─── SUPPLIED INFORMATION ───
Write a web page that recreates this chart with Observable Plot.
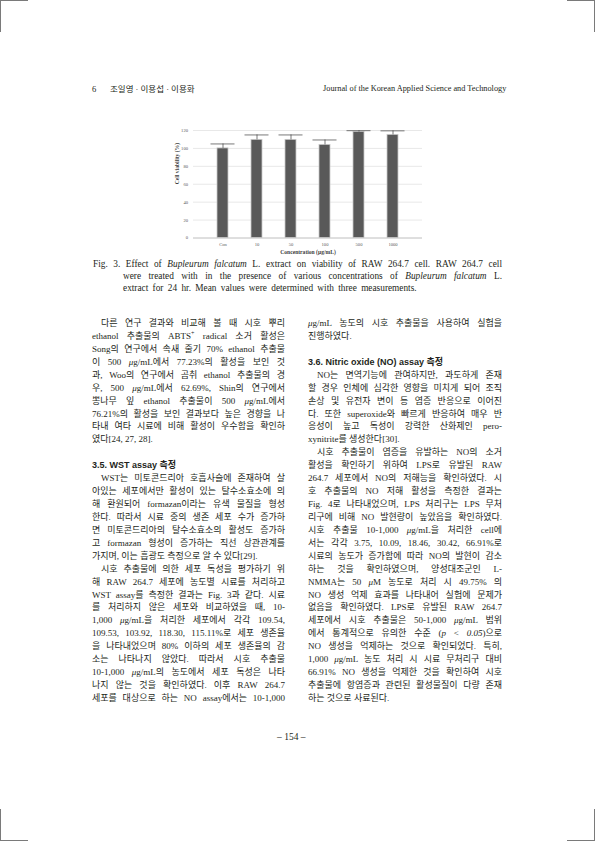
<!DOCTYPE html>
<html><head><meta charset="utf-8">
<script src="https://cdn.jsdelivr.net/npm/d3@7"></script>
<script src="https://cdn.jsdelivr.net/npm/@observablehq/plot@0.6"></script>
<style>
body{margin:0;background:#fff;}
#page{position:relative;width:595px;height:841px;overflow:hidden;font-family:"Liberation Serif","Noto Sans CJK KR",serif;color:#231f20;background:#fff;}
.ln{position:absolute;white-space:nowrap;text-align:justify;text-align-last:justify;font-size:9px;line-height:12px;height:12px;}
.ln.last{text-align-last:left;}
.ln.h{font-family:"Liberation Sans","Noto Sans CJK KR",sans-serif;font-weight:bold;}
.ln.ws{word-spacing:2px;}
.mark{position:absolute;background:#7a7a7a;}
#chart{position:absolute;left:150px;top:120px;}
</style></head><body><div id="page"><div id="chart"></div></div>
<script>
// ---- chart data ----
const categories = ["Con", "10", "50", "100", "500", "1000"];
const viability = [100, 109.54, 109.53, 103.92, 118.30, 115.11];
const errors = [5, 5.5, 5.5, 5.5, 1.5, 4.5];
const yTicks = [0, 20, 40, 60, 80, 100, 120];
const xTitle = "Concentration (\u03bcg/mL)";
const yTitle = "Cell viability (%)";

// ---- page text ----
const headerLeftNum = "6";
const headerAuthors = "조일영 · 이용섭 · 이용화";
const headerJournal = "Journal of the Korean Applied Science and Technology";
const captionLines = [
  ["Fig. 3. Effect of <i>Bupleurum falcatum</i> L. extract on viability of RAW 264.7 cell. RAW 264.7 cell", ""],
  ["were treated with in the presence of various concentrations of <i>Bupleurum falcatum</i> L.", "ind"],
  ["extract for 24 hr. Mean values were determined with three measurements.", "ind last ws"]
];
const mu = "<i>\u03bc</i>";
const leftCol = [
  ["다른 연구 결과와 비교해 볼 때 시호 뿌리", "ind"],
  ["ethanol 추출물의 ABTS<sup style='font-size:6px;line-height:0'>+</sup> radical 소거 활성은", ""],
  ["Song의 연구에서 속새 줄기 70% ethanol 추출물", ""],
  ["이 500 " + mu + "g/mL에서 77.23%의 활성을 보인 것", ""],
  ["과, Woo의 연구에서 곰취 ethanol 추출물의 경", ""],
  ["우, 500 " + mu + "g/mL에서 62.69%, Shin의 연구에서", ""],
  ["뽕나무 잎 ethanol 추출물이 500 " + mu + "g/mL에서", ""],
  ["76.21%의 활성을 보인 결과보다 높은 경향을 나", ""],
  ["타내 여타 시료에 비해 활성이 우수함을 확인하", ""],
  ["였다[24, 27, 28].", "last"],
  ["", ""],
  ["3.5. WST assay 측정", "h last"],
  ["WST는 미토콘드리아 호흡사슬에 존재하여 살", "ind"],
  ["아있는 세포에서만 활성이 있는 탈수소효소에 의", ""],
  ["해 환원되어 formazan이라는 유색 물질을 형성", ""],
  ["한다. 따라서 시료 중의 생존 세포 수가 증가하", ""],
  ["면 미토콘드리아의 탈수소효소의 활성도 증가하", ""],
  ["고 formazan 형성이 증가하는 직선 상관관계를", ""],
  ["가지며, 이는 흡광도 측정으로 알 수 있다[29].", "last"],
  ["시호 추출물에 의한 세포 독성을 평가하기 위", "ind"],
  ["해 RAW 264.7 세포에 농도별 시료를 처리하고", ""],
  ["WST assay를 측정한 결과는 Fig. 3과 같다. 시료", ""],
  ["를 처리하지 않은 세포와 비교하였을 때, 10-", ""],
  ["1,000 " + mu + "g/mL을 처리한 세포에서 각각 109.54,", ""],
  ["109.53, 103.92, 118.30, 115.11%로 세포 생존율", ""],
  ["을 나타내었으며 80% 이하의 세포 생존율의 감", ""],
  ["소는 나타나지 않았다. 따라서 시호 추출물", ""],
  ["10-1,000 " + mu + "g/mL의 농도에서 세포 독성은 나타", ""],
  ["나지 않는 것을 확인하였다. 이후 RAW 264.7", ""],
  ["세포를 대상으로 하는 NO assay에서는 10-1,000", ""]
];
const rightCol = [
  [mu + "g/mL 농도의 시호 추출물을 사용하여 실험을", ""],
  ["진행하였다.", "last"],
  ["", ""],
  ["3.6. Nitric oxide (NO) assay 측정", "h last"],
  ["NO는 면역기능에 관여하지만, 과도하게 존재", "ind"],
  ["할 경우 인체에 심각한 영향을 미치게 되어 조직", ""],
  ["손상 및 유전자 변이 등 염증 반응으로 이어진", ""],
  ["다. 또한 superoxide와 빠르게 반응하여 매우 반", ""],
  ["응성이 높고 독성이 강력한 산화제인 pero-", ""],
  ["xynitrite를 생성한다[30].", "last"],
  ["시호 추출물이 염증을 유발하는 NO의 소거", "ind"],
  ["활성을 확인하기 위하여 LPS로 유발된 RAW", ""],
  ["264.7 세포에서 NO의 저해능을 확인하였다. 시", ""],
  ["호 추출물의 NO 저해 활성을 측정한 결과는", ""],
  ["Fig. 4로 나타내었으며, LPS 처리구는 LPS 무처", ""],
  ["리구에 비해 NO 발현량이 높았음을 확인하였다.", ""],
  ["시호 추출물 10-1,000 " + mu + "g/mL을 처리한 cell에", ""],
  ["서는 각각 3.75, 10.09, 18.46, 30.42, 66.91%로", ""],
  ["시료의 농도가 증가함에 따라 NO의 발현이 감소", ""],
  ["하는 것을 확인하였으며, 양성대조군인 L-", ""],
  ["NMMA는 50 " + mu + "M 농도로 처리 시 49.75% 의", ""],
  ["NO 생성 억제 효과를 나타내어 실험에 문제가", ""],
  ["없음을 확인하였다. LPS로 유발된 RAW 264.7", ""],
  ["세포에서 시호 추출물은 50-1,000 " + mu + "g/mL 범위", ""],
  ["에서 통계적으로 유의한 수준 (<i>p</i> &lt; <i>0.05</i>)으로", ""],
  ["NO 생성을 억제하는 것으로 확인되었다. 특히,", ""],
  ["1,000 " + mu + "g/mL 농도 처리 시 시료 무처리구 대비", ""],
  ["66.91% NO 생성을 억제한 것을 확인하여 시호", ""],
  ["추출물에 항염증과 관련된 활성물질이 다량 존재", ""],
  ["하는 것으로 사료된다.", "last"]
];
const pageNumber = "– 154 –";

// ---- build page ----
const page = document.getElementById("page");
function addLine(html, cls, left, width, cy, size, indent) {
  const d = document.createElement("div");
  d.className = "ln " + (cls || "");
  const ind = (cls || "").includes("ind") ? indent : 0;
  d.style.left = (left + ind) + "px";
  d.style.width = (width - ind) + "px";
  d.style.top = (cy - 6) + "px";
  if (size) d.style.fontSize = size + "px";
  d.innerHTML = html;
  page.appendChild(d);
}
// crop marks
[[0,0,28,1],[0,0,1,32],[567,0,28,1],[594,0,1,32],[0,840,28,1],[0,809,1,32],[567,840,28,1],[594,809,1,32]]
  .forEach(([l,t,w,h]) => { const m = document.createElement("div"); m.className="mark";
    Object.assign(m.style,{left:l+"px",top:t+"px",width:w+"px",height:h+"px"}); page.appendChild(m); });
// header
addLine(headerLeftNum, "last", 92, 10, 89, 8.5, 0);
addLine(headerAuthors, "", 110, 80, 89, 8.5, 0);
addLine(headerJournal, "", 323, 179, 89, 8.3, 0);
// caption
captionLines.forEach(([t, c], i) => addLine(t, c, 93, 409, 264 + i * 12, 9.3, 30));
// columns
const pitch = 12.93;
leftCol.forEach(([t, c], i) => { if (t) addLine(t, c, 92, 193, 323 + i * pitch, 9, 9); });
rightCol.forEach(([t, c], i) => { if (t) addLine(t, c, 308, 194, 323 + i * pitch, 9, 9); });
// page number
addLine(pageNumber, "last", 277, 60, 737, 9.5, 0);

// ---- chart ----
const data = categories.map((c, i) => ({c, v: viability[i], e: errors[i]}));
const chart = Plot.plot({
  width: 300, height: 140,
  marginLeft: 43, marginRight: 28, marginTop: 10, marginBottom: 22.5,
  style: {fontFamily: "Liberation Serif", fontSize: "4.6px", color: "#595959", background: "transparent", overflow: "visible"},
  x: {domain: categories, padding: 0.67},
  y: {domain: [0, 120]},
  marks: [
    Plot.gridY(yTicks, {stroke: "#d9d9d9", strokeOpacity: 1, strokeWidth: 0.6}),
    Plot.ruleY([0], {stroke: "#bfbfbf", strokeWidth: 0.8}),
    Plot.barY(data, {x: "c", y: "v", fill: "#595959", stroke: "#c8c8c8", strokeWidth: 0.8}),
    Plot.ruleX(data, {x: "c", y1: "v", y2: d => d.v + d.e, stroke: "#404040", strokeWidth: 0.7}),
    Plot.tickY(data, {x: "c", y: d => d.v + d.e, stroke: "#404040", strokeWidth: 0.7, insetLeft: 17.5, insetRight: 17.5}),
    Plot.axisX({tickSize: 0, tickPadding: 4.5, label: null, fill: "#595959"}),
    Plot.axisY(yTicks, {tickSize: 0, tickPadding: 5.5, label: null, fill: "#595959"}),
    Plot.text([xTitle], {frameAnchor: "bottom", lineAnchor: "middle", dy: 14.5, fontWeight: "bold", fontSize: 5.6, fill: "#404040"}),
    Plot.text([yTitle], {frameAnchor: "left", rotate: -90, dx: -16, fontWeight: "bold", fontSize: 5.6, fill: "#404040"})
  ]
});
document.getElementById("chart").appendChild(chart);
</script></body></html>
───
**EXERCISE:**
Identify every line above with the string "chart" in it. Copy those lines.

**WRITTEN RESPONSE:**
Write a web page that recreates this chart with Observable Plot.
#chart{position:absolute;left:150px;top:120px;}
</style></head><body><div id="page"><div id="chart"></div></div>
// ---- chart data ----
// ---- chart ----
const chart = Plot.plot({
document.getElementById("chart").appendChild(chart);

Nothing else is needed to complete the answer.